Cordilleran Section Meeting - 105th Annual Meeting (7-9 May 2009)

Paper No. 5
Presentation Time: 9:50 AM

NEW BURGESS SHALE-TYPE LOCALITY IN THE UPPER STEPHEN FORMATION, KOOTENAY NATIONAL PARK, BRITISH COLUMBIA: STRATIGRAPHIC AND PALEOENVIRONMENTAL SETTING


GAINES, Robert R., Geology, Pomona College, 185 East Sixth Street, Claremont, CA 91711, Robert.Gaines@pomona.edu

A new Burgess Shale-type locality in the Middle Cambrian Stephen Formation was excavated in August 2008 by a team organized by the Royal Ontario Museum. This locality lies in Kootenay National Park, approximately 40 km SE of Walcott's Quarry in the “Burgess Shale” locality of the Stephen Formation near Field, B.C. Regionally, the Stephen Formation has two different expressions, termed the “thick” and “thin” Stephen (Aitken, 1997).

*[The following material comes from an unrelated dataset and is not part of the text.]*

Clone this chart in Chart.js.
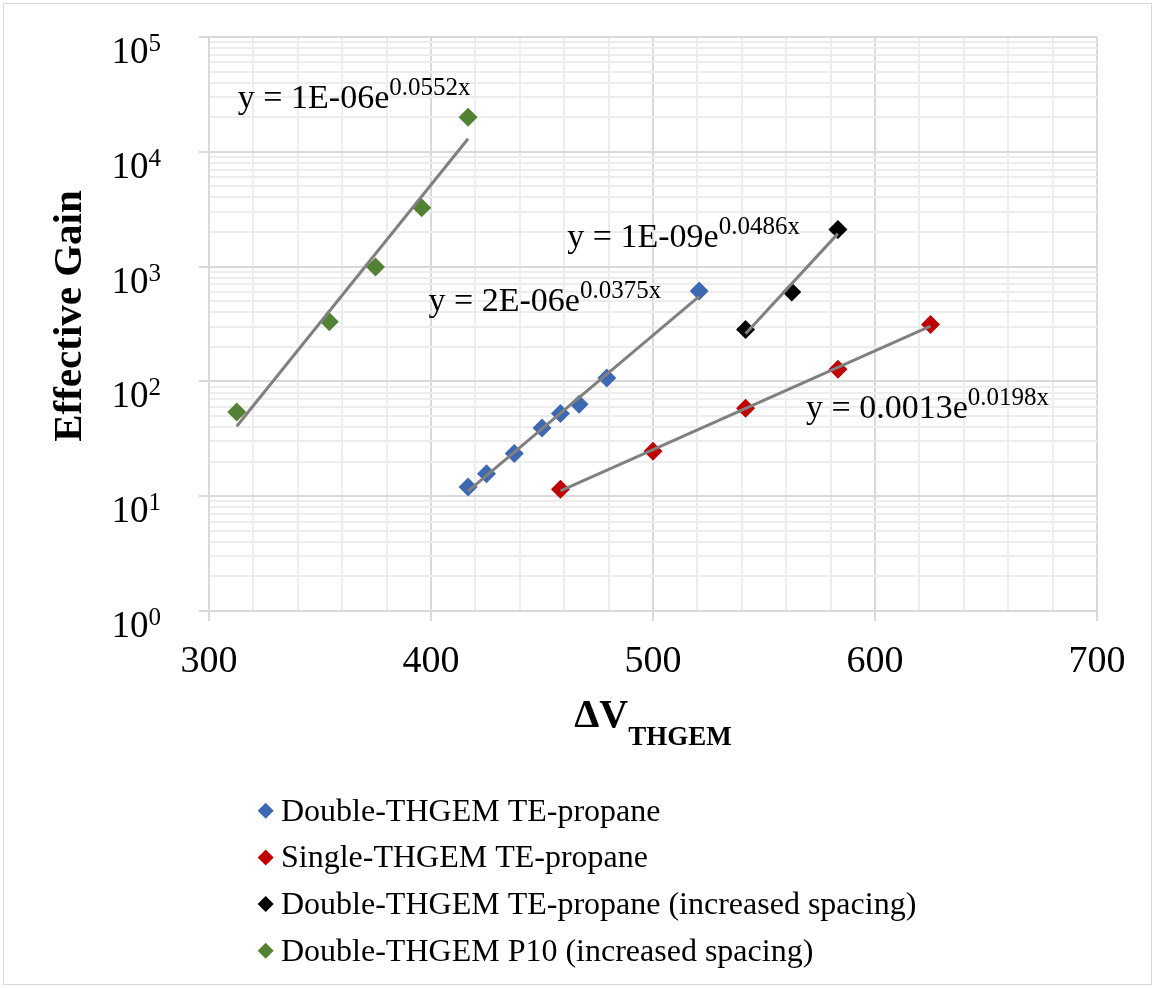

Respectively, these have been interpreted to represent deposition on a drowned carbonate platform and in an adjacent basin, which was separated from the platform by a submarine escarpment. Whereas the Walcott Quarry occurs in the “thick” Stephen Formation, directly adjacent to the escarpment, the new Burgess Shale-type locality occurs in the “thin” Stephen Formation, deposited either above an escarpment which has no local expression, or on a ramp where no escarpment was present. The sediments which preserve the exceptional biotas at the Kootenay locality are similar to those of the Burgess Shale in cm-to micron-scale attributes, however, the stratigraphic and paleoenvironmental setting of the two localities is different. The “thick” Stephen Formation is approximately 300 m in thickness and is shale dominated in the Field area, whereas the Stephen Formation at the Kootenay locality is 32.5 m thick, and is comprised of six shale – wackestone parasequences, 1.5 – 15 m in thickness. Here, the Stephen Formation is similar in thickness and lithology to other “thin” Stephen sections described from the region, but differs in that no evidence of grading, scour, or cross-bedding is present, indicating that the entire Stephen there was deposited below storm wave base. The fossil-bearing interval occurs higher in the Stephen Formation than the “Burgess Shale”. The locality occupies a stratigraphic and paleoenvironmental setting that is more similar to other Burgess Shale-type deposits worldwide than to that of the original locality.